* _Written problem_:
Leave out the pictures and transcribe everything else exactly.
________
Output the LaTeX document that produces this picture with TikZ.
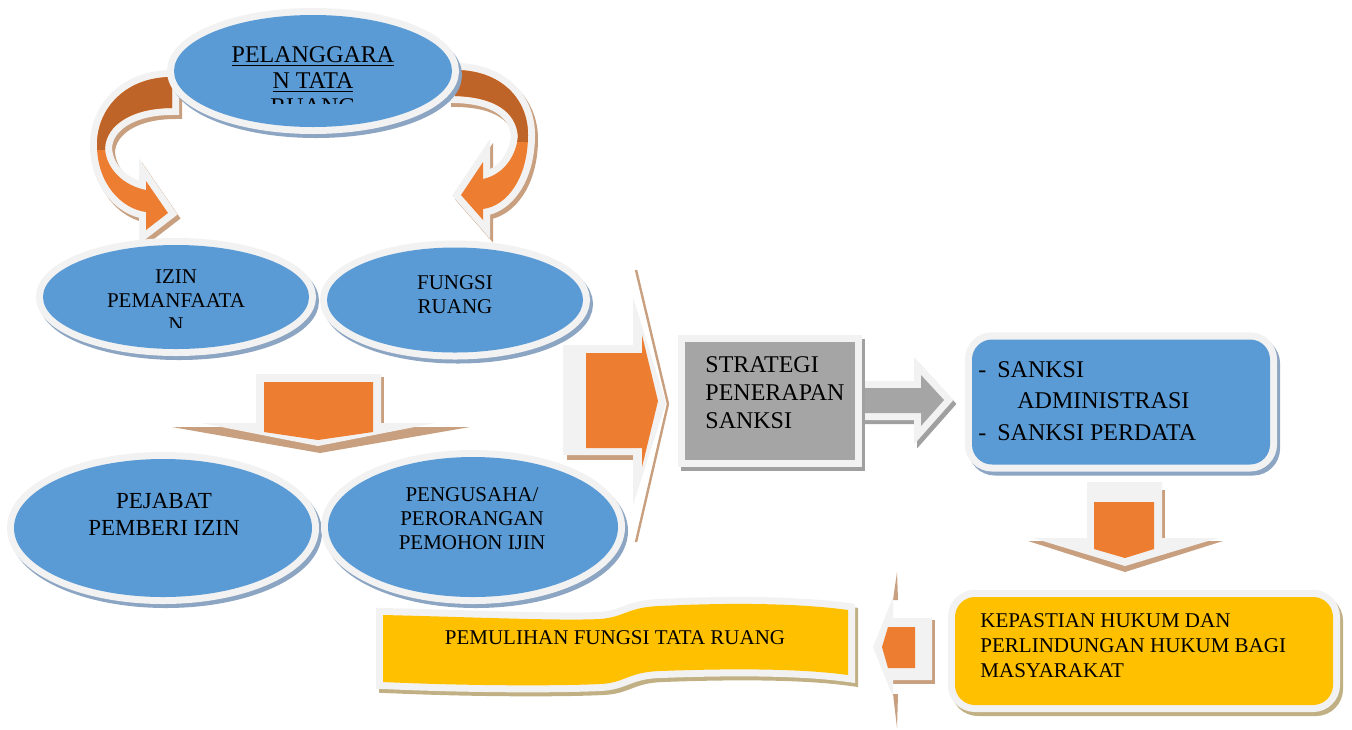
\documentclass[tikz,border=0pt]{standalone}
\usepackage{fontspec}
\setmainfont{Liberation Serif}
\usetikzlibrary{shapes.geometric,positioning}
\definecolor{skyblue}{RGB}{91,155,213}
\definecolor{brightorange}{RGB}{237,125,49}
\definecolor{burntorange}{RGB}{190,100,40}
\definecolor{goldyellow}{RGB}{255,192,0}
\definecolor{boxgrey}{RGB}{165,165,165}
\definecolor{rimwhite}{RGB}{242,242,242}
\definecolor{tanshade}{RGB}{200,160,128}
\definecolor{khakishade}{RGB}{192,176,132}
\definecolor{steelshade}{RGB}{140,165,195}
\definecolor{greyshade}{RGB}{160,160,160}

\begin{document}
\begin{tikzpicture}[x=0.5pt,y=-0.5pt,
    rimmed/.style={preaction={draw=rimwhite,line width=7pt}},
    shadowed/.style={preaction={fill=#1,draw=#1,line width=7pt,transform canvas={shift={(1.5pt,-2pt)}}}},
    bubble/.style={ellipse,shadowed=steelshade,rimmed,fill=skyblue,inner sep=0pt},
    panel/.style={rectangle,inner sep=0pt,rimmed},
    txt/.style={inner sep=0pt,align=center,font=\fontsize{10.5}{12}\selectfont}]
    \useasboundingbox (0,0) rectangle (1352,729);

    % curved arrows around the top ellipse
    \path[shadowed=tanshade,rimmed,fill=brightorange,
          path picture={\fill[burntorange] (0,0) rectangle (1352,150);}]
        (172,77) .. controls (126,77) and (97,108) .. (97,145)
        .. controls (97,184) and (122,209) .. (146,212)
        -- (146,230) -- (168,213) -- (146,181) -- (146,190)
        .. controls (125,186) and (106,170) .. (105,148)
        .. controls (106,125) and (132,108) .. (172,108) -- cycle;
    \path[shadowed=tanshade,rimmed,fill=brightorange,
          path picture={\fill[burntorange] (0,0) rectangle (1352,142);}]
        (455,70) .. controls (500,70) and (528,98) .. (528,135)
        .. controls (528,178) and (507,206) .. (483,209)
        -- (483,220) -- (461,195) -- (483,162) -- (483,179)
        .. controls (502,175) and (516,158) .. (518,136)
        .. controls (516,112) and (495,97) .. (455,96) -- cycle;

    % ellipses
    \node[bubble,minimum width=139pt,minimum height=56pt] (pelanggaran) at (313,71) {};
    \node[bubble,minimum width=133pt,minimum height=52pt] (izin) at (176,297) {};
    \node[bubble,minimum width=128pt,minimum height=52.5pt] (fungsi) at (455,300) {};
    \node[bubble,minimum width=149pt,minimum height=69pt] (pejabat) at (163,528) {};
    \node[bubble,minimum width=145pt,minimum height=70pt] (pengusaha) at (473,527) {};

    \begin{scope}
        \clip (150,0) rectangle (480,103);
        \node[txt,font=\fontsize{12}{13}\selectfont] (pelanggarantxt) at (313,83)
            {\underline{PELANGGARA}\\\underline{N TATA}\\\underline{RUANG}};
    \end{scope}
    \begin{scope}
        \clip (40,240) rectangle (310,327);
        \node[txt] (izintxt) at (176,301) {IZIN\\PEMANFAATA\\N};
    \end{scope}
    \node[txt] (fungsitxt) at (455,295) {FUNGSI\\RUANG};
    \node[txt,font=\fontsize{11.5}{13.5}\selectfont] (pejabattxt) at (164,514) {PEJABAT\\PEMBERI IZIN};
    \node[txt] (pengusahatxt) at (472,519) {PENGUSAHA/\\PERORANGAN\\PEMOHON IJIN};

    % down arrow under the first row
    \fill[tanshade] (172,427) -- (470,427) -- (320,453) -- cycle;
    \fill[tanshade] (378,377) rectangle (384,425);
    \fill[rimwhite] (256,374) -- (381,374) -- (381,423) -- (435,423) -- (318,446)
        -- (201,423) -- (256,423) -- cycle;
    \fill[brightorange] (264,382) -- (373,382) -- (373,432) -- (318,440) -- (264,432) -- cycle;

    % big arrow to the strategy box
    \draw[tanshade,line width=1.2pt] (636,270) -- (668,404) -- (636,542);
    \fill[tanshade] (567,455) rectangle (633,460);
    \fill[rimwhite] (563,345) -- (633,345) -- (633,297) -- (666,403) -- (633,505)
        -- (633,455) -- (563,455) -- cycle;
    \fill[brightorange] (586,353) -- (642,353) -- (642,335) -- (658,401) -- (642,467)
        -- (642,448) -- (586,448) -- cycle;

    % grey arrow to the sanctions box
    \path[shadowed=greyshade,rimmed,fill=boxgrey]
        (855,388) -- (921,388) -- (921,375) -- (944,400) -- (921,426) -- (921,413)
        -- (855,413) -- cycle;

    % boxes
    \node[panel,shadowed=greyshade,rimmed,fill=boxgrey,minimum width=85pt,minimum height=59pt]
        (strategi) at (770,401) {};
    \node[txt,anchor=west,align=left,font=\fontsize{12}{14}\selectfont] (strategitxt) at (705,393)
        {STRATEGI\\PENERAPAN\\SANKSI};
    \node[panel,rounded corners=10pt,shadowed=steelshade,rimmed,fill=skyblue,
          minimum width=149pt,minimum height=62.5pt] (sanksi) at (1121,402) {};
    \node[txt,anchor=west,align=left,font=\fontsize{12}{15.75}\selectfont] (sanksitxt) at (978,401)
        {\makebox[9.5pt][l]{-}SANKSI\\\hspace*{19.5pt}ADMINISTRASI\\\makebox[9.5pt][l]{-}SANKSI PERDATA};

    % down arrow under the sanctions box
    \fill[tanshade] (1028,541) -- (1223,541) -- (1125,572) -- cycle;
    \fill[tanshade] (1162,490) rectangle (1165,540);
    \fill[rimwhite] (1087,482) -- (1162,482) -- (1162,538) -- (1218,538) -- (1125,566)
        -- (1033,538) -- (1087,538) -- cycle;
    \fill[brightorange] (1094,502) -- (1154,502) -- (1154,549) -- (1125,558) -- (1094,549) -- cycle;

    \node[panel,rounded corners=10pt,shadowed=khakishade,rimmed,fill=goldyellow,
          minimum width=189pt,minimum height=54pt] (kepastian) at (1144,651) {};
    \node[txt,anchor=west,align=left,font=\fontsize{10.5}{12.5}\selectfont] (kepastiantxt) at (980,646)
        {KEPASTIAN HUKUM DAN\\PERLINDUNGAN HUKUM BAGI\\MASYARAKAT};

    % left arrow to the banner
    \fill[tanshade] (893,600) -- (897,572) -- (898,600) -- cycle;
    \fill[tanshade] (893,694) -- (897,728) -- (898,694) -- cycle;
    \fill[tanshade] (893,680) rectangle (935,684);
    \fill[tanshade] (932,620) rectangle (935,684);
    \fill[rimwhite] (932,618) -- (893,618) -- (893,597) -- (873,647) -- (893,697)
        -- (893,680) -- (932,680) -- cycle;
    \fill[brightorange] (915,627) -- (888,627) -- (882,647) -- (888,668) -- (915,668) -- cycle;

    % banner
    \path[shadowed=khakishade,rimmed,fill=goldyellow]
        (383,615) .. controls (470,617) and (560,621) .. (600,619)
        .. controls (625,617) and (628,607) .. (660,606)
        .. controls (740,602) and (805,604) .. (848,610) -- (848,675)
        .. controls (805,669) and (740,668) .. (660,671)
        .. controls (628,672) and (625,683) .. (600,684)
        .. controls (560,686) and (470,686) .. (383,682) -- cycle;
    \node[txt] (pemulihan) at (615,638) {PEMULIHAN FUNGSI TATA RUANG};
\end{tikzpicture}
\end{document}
________
* _Problem solution_:
Output the LaTeX document that produces this picture with TikZ.
\documentclass[tikz,border=0pt]{standalone}
\usepackage{fontspec}
\setmainfont{Liberation Serif}
\usetikzlibrary{shapes.geometric,positioning}
\definecolor{skyblue}{RGB}{91,155,213}
\definecolor{brightorange}{RGB}{237,125,49}
\definecolor{burntorange}{RGB}{190,100,40}
\definecolor{goldyellow}{RGB}{255,192,0}
\definecolor{boxgrey}{RGB}{165,165,165}
\definecolor{rimwhite}{RGB}{242,242,242}
\definecolor{tanshade}{RGB}{200,160,128}
\definecolor{khakishade}{RGB}{192,176,132}
\definecolor{steelshade}{RGB}{140,165,195}
\definecolor{greyshade}{RGB}{160,160,160}

\begin{document}
\begin{tikzpicture}[x=0.5pt,y=-0.5pt,
    rimmed/.style={preaction={draw=rimwhite,line width=7pt}},
    shadowed/.style={preaction={fill=#1,draw=#1,line width=7pt,transform canvas={shift={(1.5pt,-2pt)}}}},
    bubble/.style={ellipse,shadowed=steelshade,rimmed,fill=skyblue,inner sep=0pt},
    panel/.style={rectangle,inner sep=0pt,rimmed},
    txt/.style={inner sep=0pt,align=center,font=\fontsize{10.5}{12}\selectfont}]
    \useasboundingbox (0,0) rectangle (1352,729);

    % curved arrows around the top ellipse
    \path[shadowed=tanshade,rimmed,fill=brightorange,
          path picture={\fill[burntorange] (0,0) rectangle (1352,150);}]
        (172,77) .. controls (126,77) and (97,108) .. (97,145)
        .. controls (97,184) and (122,209) .. (146,212)
        -- (146,230) -- (168,213) -- (146,181) -- (146,190)
        .. controls (125,186) and (106,170) .. (105,148)
        .. controls (106,125) and (132,108) .. (172,108) -- cycle;
    \path[shadowed=tanshade,rimmed,fill=brightorange,
          path picture={\fill[burntorange] (0,0) rectangle (1352,142);}]
        (455,70) .. controls (500,70) and (528,98) .. (528,135)
        .. controls (528,178) and (507,206) .. (483,209)
        -- (483,220) -- (461,195) -- (483,162) -- (483,179)
        .. controls (502,175) and (516,158) .. (518,136)
        .. controls (516,112) and (495,97) .. (455,96) -- cycle;

    % ellipses
    \node[bubble,minimum width=139pt,minimum height=56pt] (pelanggaran) at (313,71) {};
    \node[bubble,minimum width=133pt,minimum height=52pt] (izin) at (176,297) {};
    \node[bubble,minimum width=128pt,minimum height=52.5pt] (fungsi) at (455,300) {};
    \node[bubble,minimum width=149pt,minimum height=69pt] (pejabat) at (163,528) {};
    \node[bubble,minimum width=145pt,minimum height=70pt] (pengusaha) at (473,527) {};

    \begin{scope}
        \clip (150,0) rectangle (480,103);
        \node[txt,font=\fontsize{12}{13}\selectfont] (pelanggarantxt) at (313,83)
            {\underline{PELANGGARA}\\\underline{N TATA}\\\underline{RUANG}};
    \end{scope}
    \begin{scope}
        \clip (40,240) rectangle (310,327);
        \node[txt] (izintxt) at (176,301) {IZIN\\PEMANFAATA\\N};
    \end{scope}
    \node[txt] (fungsitxt) at (455,295) {FUNGSI\\RUANG};
    \node[txt,font=\fontsize{11.5}{13.5}\selectfont] (pejabattxt) at (164,514) {PEJABAT\\PEMBERI IZIN};
    \node[txt] (pengusahatxt) at (472,519) {PENGUSAHA/\\PERORANGAN\\PEMOHON IJIN};

    % down arrow under the first row
    \fill[tanshade] (172,427) -- (470,427) -- (320,453) -- cycle;
    \fill[tanshade] (378,377) rectangle (384,425);
    \fill[rimwhite] (256,374) -- (381,374) -- (381,423) -- (435,423) -- (318,446)
        -- (201,423) -- (256,423) -- cycle;
    \fill[brightorange] (264,382) -- (373,382) -- (373,432) -- (318,440) -- (264,432) -- cycle;

    % big arrow to the strategy box
    \draw[tanshade,line width=1.2pt] (636,270) -- (668,404) -- (636,542);
    \fill[tanshade] (567,455) rectangle (633,460);
    \fill[rimwhite] (563,345) -- (633,345) -- (633,297) -- (666,403) -- (633,505)
        -- (633,455) -- (563,455) -- cycle;
    \fill[brightorange] (586,353) -- (642,353) -- (642,335) -- (658,401) -- (642,467)
        -- (642,448) -- (586,448) -- cycle;

    % grey arrow to the sanctions box
    \path[shadowed=greyshade,rimmed,fill=boxgrey]
        (855,388) -- (921,388) -- (921,375) -- (944,400) -- (921,426) -- (921,413)
        -- (855,413) -- cycle;

    % boxes
    \node[panel,shadowed=greyshade,rimmed,fill=boxgrey,minimum width=85pt,minimum height=59pt]
        (strategi) at (770,401) {};
    \node[txt,anchor=west,align=left,font=\fontsize{12}{14}\selectfont] (strategitxt) at (705,393)
        {STRATEGI\\PENERAPAN\\SANKSI};
    \node[panel,rounded corners=10pt,shadowed=steelshade,rimmed,fill=skyblue,
          minimum width=149pt,minimum height=62.5pt] (sanksi) at (1121,402) {};
    \node[txt,anchor=west,align=left,font=\fontsize{12}{15.75}\selectfont] (sanksitxt) at (978,401)
        {\makebox[9.5pt][l]{-}SANKSI\\\hspace*{19.5pt}ADMINISTRASI\\\makebox[9.5pt][l]{-}SANKSI PERDATA};

    % down arrow under the sanctions box
    \fill[tanshade] (1028,541) -- (1223,541) -- (1125,572) -- cycle;
    \fill[tanshade] (1162,490) rectangle (1165,540);
    \fill[rimwhite] (1087,482) -- (1162,482) -- (1162,538) -- (1218,538) -- (1125,566)
        -- (1033,538) -- (1087,538) -- cycle;
    \fill[brightorange] (1094,502) -- (1154,502) -- (1154,549) -- (1125,558) -- (1094,549) -- cycle;

    \node[panel,rounded corners=10pt,shadowed=khakishade,rimmed,fill=goldyellow,
          minimum width=189pt,minimum height=54pt] (kepastian) at (1144,651) {};
    \node[txt,anchor=west,align=left,font=\fontsize{10.5}{12.5}\selectfont] (kepastiantxt) at (980,646)
        {KEPASTIAN HUKUM DAN\\PERLINDUNGAN HUKUM BAGI\\MASYARAKAT};

    % left arrow to the banner
    \fill[tanshade] (893,600) -- (897,572) -- (898,600) -- cycle;
    \fill[tanshade] (893,694) -- (897,728) -- (898,694) -- cycle;
    \fill[tanshade] (893,680) rectangle (935,684);
    \fill[tanshade] (932,620) rectangle (935,684);
    \fill[rimwhite] (932,618) -- (893,618) -- (893,597) -- (873,647) -- (893,697)
        -- (893,680) -- (932,680) -- cycle;
    \fill[brightorange] (915,627) -- (888,627) -- (882,647) -- (888,668) -- (915,668) -- cycle;

    % banner
    \path[shadowed=khakishade,rimmed,fill=goldyellow]
        (383,615) .. controls (470,617) and (560,621) .. (600,619)
        .. controls (625,617) and (628,607) .. (660,606)
        .. controls (740,602) and (805,604) .. (848,610) -- (848,675)
        .. controls (805,669) and (740,668) .. (660,671)
        .. controls (628,672) and (625,683) .. (600,684)
        .. controls (560,686) and (470,686) .. (383,682) -- cycle;
    \node[txt] (pemulihan) at (615,638) {PEMULIHAN FUNGSI TATA RUANG};
\end{tikzpicture}
\end{document}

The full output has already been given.